An intensely articulate and moving memoir of self-discovery, Eat, Pray, Love is about what can happen when you claim responsibility for your own contentment and stop trying to live in imitation of society’s ideals. It is certain to touch anyone who has ever woken up to the unrelenting need for change.
Thoughts + Feelings: I strongly disliked this book. I contemplated not finishing it several times. But I’m no quitter, so I powered through the absolute garbage that was Eat, Pray, Love. I understand why there were mixed reviews of this memoir because I went back and forth between being empathetic with Liz Gilbert and really just wanting her to shut up (maybe that’s a little harsh). She had a wonderful year long journey in Italy, India and Indonesia. She lived a life that so many others can just dream of.
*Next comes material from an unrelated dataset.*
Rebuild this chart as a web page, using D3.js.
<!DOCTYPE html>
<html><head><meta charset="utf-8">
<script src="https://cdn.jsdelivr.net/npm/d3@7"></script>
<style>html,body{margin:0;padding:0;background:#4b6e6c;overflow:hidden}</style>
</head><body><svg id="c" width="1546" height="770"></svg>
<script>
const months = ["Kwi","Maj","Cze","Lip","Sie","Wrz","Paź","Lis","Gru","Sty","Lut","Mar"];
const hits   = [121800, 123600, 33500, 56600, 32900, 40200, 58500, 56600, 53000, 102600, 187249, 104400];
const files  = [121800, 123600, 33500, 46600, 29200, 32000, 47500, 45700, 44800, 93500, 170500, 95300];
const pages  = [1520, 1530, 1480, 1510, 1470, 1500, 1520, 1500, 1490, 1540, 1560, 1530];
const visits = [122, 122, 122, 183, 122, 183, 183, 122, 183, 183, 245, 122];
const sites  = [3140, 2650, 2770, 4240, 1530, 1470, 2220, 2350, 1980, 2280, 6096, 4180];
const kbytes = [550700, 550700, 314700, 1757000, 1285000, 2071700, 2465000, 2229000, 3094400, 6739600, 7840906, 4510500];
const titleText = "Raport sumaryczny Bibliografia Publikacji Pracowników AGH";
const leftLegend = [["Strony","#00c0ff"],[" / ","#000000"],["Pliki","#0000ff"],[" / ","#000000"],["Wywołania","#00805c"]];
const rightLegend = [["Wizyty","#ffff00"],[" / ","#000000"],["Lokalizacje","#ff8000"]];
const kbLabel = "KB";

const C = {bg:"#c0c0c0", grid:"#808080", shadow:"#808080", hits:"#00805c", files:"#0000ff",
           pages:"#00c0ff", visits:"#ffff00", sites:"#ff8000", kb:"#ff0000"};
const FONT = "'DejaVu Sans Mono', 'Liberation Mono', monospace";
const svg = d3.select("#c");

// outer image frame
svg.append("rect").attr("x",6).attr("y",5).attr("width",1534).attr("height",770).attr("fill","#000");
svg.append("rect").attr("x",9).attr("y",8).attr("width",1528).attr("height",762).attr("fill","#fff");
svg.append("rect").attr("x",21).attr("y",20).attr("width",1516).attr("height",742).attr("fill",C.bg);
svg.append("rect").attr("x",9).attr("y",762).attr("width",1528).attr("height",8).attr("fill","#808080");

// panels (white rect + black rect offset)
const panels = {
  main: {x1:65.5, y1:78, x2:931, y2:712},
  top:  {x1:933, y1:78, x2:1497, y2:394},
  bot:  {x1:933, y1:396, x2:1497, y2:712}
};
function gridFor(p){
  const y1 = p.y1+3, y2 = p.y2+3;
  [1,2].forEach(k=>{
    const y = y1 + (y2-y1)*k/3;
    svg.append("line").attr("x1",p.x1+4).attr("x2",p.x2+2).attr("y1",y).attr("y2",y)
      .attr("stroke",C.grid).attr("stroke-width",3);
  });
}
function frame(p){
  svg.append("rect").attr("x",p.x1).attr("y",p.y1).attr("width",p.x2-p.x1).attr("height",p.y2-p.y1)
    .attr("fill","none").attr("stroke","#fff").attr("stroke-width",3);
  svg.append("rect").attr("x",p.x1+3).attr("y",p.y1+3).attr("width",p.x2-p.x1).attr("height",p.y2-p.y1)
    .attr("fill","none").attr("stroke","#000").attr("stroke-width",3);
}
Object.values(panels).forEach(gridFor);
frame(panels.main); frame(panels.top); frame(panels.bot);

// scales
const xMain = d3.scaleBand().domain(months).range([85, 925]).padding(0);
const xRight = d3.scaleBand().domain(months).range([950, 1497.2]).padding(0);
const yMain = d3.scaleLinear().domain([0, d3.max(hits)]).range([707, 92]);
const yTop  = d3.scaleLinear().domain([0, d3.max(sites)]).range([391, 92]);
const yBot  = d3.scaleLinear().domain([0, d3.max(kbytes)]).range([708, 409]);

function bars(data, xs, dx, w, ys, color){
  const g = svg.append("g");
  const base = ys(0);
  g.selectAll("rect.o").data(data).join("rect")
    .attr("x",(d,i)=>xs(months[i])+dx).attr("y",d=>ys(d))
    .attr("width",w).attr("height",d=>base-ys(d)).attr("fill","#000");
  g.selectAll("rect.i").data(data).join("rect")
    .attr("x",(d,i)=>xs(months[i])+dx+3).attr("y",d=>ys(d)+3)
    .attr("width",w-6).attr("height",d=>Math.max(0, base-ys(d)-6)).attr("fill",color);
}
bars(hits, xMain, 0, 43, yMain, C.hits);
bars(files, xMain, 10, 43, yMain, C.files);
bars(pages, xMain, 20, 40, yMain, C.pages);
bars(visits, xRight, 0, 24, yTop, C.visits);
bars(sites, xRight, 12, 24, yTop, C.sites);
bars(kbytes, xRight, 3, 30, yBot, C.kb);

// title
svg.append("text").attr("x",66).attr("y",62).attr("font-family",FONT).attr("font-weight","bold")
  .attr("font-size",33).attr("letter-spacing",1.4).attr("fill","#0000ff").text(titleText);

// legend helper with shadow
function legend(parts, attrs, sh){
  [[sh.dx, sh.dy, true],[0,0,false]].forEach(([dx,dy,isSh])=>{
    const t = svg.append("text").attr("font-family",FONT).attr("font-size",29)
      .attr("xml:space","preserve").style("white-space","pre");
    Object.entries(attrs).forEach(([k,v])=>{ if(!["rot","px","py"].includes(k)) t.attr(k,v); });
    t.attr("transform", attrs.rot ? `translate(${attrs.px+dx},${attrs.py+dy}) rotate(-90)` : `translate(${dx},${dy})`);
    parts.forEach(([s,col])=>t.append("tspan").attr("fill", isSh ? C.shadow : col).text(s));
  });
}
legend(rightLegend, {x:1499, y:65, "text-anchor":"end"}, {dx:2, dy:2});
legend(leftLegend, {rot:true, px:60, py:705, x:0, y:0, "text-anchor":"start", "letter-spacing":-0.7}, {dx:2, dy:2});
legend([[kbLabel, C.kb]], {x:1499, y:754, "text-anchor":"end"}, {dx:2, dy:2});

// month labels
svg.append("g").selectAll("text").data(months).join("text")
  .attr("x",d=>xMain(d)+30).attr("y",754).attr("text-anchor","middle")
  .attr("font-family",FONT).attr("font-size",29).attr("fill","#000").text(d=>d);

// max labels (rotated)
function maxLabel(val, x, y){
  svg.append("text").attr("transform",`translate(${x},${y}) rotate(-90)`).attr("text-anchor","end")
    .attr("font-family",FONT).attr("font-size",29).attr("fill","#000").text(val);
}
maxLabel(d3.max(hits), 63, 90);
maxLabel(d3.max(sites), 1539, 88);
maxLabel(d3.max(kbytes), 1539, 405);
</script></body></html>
Several quotes throughout the memoir are the reasons that I decided to power through – I’m a sucker for motivational quotes.
“My truth is not a condemnation of yours.”
“Happiness is the consequence of personal effort. You fight for it, strive for it, insist upon it, and sometimes even travel around the world looking for it. You have to participate relentlessly in the manifestations of your own blessings. And once you have achieved a state of happiness, you must never become lax about maintaining it. You must make a mighty effort to keep swimming upward into that happiness forever, to stay afloat on top of it.”
“Your emotions are the slaves to your thoughts, and you are the slave to your emotions.”
I chose to finish this book because I know that Elizabeth Gilbert had a reason to writing it for the story to become a global phenomenon. I have not yet seen the movie, but it is on my life. Deep down I appreciated the story because it was relatable. It’s not always about traveling the world, and eating an insane amount of pasta. It’s about realizing what you need in your life in that moment. It’s reflecting on your relationships with your friends, family and with yourself. This by no means meant that I liked this book. I thoroughly wanted to smash my iPad as I was reading it, but I did like bits and pieces of it.
Recommend? No, I honestly wouldn’t. I’ve already texted several friends that it would not be worth their time to read the book. I was initially so excited for this memoir because it’s about self-discovery, but it was SO boring.